> _EXERCISE DETAILS_:
Repeat each record exactly as written, and drop any images.

[Source code of charts]
+===+

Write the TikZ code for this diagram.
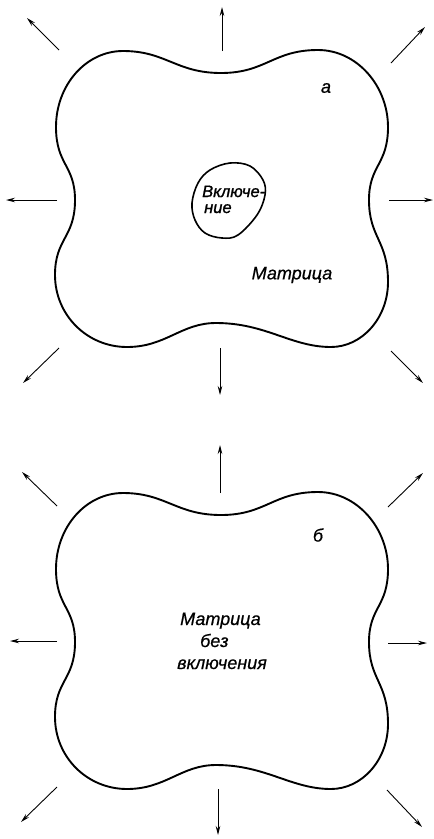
\documentclass[tikz,border=0pt]{standalone}
\usepackage{fontspec}
\setmainfont{Liberation Sans}
\newfontface\labfont{Liberation Sans Italic}[FakeBold=0.6]
\newfontface\incfont{Liberation Sans Italic}[FakeBold=1.2]
\usetikzlibrary{arrows.meta}
\tikzset{
  outline/.style={line width=1.9pt, line join=round},
  incline/.style={line width=1.6pt},
  force/.style={line width=0.9pt, -{Stealth[length=9pt,width=4.5pt]}},
  lbl/.style={font=\fontsize{18}{22}\selectfont\labfont, inner sep=0pt},
  inclbl/.style={font=\fontsize{16.5}{16}\selectfont\incfont, inner sep=0pt},
  matrixshape/.pic={
    \draw[outline] (0,-127)
      .. controls (45,-127) and (52,-150) .. (97,-150)
      .. controls (136,-150) and (167,-114) .. (167,-73)
      .. controls (167,-35) and (148,-35) .. (148,0)
      .. controls (148,38) and (167,40) .. (167,82)
      .. controls (167,118) and (141,147) .. (110,147)
      .. controls (70,147) and (45,123) .. (-5,123)
      .. controls (-40,123) and (-55,147) .. (-94,147)
      .. controls (-134,147) and (-166,115) .. (-166,75)
      .. controls (-166,38) and (-146,38) .. (-146,0)
      .. controls (-146,-35) and (-165,-35) .. (-165,-73)
      .. controls (-165,-115) and (-135,-149) .. (-98,-149)
      .. controls (-55,-149) and (-45,-127) .. (0,-127) -- cycle;
  }
}
\begin{document}
\begin{tikzpicture}[x=1pt, y=-1pt]
\useasboundingbox (0,0) rectangle (434,839);

% ---------- figure a ----------
\pic at (221,200) {matrixshape};
\draw[incline] plot[smooth cycle, tension=0.6] coordinates{
  (210,170) (230,163) (250,166) (263,180) (265,195) (257,215)
  (238,235) (222,238) (205,233) (195,220) (192,203) (198,183)};
\node[inclbl, anchor=base west, align=left] (inc) at (202,213)
  {Включе-\\\hspace*{2pt}ние};
\node[lbl] (labA) at (326,88) {а};
\node[lbl] (matA) at (292,275) {Матрица};

\foreach \n/\sx/\sy/\ex/\ey in {
  aN/222/51/222/7, aNW/59/50/27/18, aNE/391/63/425/27,
  aW/57/200/6/200, aE/389/200/433/200,
  aSW/59/348/23/383, aS/220/348/220/395, aSE/391/351/423/383,
  bN/220/493/220/445, bNW/57/506/22/472, bNE/388/507/423/473,
  bW/57/641/10/641, bE/388/643/427/643,
  bSW/57/787/21/822, bS/218/789/218/835, bSE/387/790/422/827}{
  \coordinate (\n-s) at (\sx,\sy);
  \coordinate (\n-e) at (\ex,\ey);
  \draw[force] (\n-s) -- (\n-e);
}

% ---------- figure b ----------
\pic at (221,642) {matrixshape};
\node[lbl] (labB) at (318,535) {б};
\node[lbl, anchor=base west, align=left] (matB) at (177,669)
  {\hspace*{3pt}Матрица\\\hspace*{23pt}без\\включения};
\end{tikzpicture}
\end{document}
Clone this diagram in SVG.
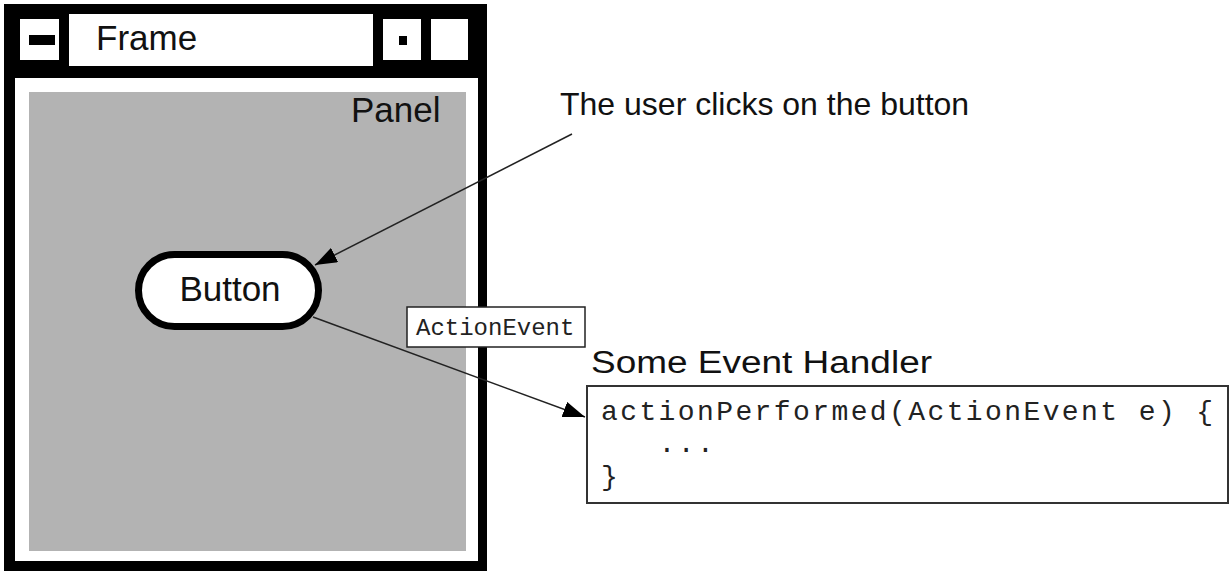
<svg xmlns="http://www.w3.org/2000/svg" width="1230" height="573" viewBox="0 0 1230 573">
  <style>
    .sans { font-family: "Liberation Sans", Arial, sans-serif; fill: #111; }
    .mono { font-family: "Liberation Mono", "Courier New", monospace; fill: #222; }
    .conn { stroke: #222; stroke-width: 1.5; fill: none; }
    .white { fill: #fff; }
    .black { fill: #000; }
  </style>
  <defs>
    <marker id="arrow" markerUnits="userSpaceOnUse" markerWidth="24" markerHeight="16" refX="22" refY="8" orient="auto">
      <path d="M0,0 L22,8 L0,16 Z" fill="#000"/>
    </marker>
  </defs>
  <rect width="1230" height="573" fill="#fff"/>

  <g id="frame">
    <rect class="black" x="4" y="4" width="483" height="567"/>
    <rect class="white" x="15" y="78" width="463" height="483"/>
    <rect class="white" x="20" y="19" width="39" height="41"/>
    <rect class="black" x="29" y="35" width="26" height="10"/>
    <rect class="white" x="69" y="14" width="304" height="52"/>
    <rect class="white" x="383" y="19" width="38" height="41"/>
    <rect class="black" x="399" y="36" width="8" height="9"/>
    <rect class="white" x="431" y="19" width="37" height="41"/>
    <text class="sans" x="96" y="50" font-size="35">Frame</text>
  </g>

  <g id="panel">
    <rect x="29" y="92" width="437" height="459" fill="#b3b3b3"/>
    <text class="sans" x="351" y="122" font-size="35">Panel</text>
  </g>

  <g id="button">
    <rect x="138.5" y="254.5" width="180" height="72" rx="36" ry="36" fill="#fff" stroke="#000" stroke-width="7"/>
    <text class="sans" x="230" y="301" font-size="35" text-anchor="middle">Button</text>
  </g>

  <g id="user-note">
    <text class="sans" x="560" y="115" font-size="32">The user clicks on the button</text>
  </g>

  <g id="handler">
    <text class="sans" x="591" y="373" font-size="31" textLength="341" lengthAdjust="spacingAndGlyphs">Some Event Handler</text>
    <rect x="587" y="386" width="641" height="117" fill="#fff" stroke="#333" stroke-width="2"/>
    <text class="mono" font-size="28" letter-spacing="2.4" xml:space="preserve"><tspan x="601" y="420">actionPerformed(ActionEvent e) {</tspan><tspan x="601" y="452">   ...</tspan><tspan x="601" y="485">}</tspan></text>
  </g>

  <g id="connectors">
    <line class="conn" x1="572" y1="134" x2="315" y2="265" marker-end="url(#arrow)"/>
    <line class="conn" x1="313" y1="317" x2="585" y2="417" marker-end="url(#arrow)"/>
  </g>

  <g id="action-event-label">
    <rect x="407" y="307" width="178" height="40" fill="#fff" stroke="#222" stroke-width="1.5"/>
    <text class="mono" x="416" y="335" font-size="24">ActionEvent</text>
  </g>
</svg>
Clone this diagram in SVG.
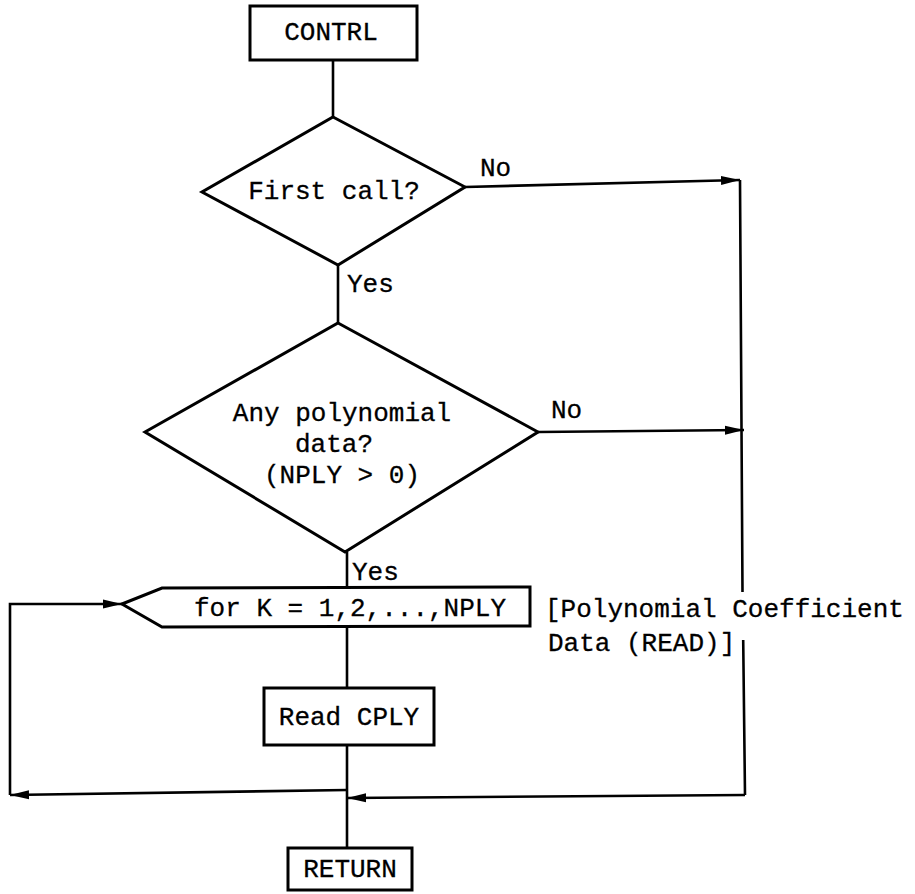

+===+

> _SOLUTION FOR THIS PROBLEM_:
Write the TikZ code for this diagram.
\documentclass[tikz,border=0pt]{standalone}
\usepackage{fontspec}
\setmainfont{Liberation Sans}
\newfontface\labfont{Liberation Sans Italic}[FakeBold=0.6]
\newfontface\incfont{Liberation Sans Italic}[FakeBold=1.2]
\usetikzlibrary{arrows.meta}
\tikzset{
  outline/.style={line width=1.9pt, line join=round},
  incline/.style={line width=1.6pt},
  force/.style={line width=0.9pt, -{Stealth[length=9pt,width=4.5pt]}},
  lbl/.style={font=\fontsize{18}{22}\selectfont\labfont, inner sep=0pt},
  inclbl/.style={font=\fontsize{16.5}{16}\selectfont\incfont, inner sep=0pt},
  matrixshape/.pic={
    \draw[outline] (0,-127)
      .. controls (45,-127) and (52,-150) .. (97,-150)
      .. controls (136,-150) and (167,-114) .. (167,-73)
      .. controls (167,-35) and (148,-35) .. (148,0)
      .. controls (148,38) and (167,40) .. (167,82)
      .. controls (167,118) and (141,147) .. (110,147)
      .. controls (70,147) and (45,123) .. (-5,123)
      .. controls (-40,123) and (-55,147) .. (-94,147)
      .. controls (-134,147) and (-166,115) .. (-166,75)
      .. controls (-166,38) and (-146,38) .. (-146,0)
      .. controls (-146,-35) and (-165,-35) .. (-165,-73)
      .. controls (-165,-115) and (-135,-149) .. (-98,-149)
      .. controls (-55,-149) and (-45,-127) .. (0,-127) -- cycle;
  }
}
\begin{document}
\begin{tikzpicture}[x=1pt, y=-1pt]
\useasboundingbox (0,0) rectangle (434,839);

% ---------- figure a ----------
\pic at (221,200) {matrixshape};
\draw[incline] plot[smooth cycle, tension=0.6] coordinates{
  (210,170) (230,163) (250,166) (263,180) (265,195) (257,215)
  (238,235) (222,238) (205,233) (195,220) (192,203) (198,183)};
\node[inclbl, anchor=base west, align=left] (inc) at (202,213)
  {Включе-\\\hspace*{2pt}ние};
\node[lbl] (labA) at (326,88) {а};
\node[lbl] (matA) at (292,275) {Матрица};

\foreach \n/\sx/\sy/\ex/\ey in {
  aN/222/51/222/7, aNW/59/50/27/18, aNE/391/63/425/27,
  aW/57/200/6/200, aE/389/200/433/200,
  aSW/59/348/23/383, aS/220/348/220/395, aSE/391/351/423/383,
  bN/220/493/220/445, bNW/57/506/22/472, bNE/388/507/423/473,
  bW/57/641/10/641, bE/388/643/427/643,
  bSW/57/787/21/822, bS/218/789/218/835, bSE/387/790/422/827}{
  \coordinate (\n-s) at (\sx,\sy);
  \coordinate (\n-e) at (\ex,\ey);
  \draw[force] (\n-s) -- (\n-e);
}

% ---------- figure b ----------
\pic at (221,642) {matrixshape};
\node[lbl] (labB) at (318,535) {б};
\node[lbl, anchor=base west, align=left] (matB) at (177,669)
  {\hspace*{3pt}Матрица\\\hspace*{23pt}без\\включения};
\end{tikzpicture}
\end{document}
Clone this diagram in SVG.
<svg xmlns="http://www.w3.org/2000/svg" width="1230" height="573" viewBox="0 0 1230 573">
  <style>
    .sans { font-family: "Liberation Sans", Arial, sans-serif; fill: #111; }
    .mono { font-family: "Liberation Mono", "Courier New", monospace; fill: #222; }
    .conn { stroke: #222; stroke-width: 1.5; fill: none; }
    .white { fill: #fff; }
    .black { fill: #000; }
  </style>
  <defs>
    <marker id="arrow" markerUnits="userSpaceOnUse" markerWidth="24" markerHeight="16" refX="22" refY="8" orient="auto">
      <path d="M0,0 L22,8 L0,16 Z" fill="#000"/>
    </marker>
  </defs>
  <rect width="1230" height="573" fill="#fff"/>

  <g id="frame">
    <rect class="black" x="4" y="4" width="483" height="567"/>
    <rect class="white" x="15" y="78" width="463" height="483"/>
    <rect class="white" x="20" y="19" width="39" height="41"/>
    <rect class="black" x="29" y="35" width="26" height="10"/>
    <rect class="white" x="69" y="14" width="304" height="52"/>
    <rect class="white" x="383" y="19" width="38" height="41"/>
    <rect class="black" x="399" y="36" width="8" height="9"/>
    <rect class="white" x="431" y="19" width="37" height="41"/>
    <text class="sans" x="96" y="50" font-size="35">Frame</text>
  </g>

  <g id="panel">
    <rect x="29" y="92" width="437" height="459" fill="#b3b3b3"/>
    <text class="sans" x="351" y="122" font-size="35">Panel</text>
  </g>

  <g id="button">
    <rect x="138.5" y="254.5" width="180" height="72" rx="36" ry="36" fill="#fff" stroke="#000" stroke-width="7"/>
    <text class="sans" x="230" y="301" font-size="35" text-anchor="middle">Button</text>
  </g>

  <g id="user-note">
    <text class="sans" x="560" y="115" font-size="32">The user clicks on the button</text>
  </g>

  <g id="handler">
    <text class="sans" x="591" y="373" font-size="31" textLength="341" lengthAdjust="spacingAndGlyphs">Some Event Handler</text>
    <rect x="587" y="386" width="641" height="117" fill="#fff" stroke="#333" stroke-width="2"/>
    <text class="mono" font-size="28" letter-spacing="2.4" xml:space="preserve"><tspan x="601" y="420">actionPerformed(ActionEvent e) {</tspan><tspan x="601" y="452">   ...</tspan><tspan x="601" y="485">}</tspan></text>
  </g>

  <g id="connectors">
    <line class="conn" x1="572" y1="134" x2="315" y2="265" marker-end="url(#arrow)"/>
    <line class="conn" x1="313" y1="317" x2="585" y2="417" marker-end="url(#arrow)"/>
  </g>

  <g id="action-event-label">
    <rect x="407" y="307" width="178" height="40" fill="#fff" stroke="#222" stroke-width="1.5"/>
    <text class="mono" x="416" y="335" font-size="24">ActionEvent</text>
  </g>
</svg>
Clone this diagram in SVG.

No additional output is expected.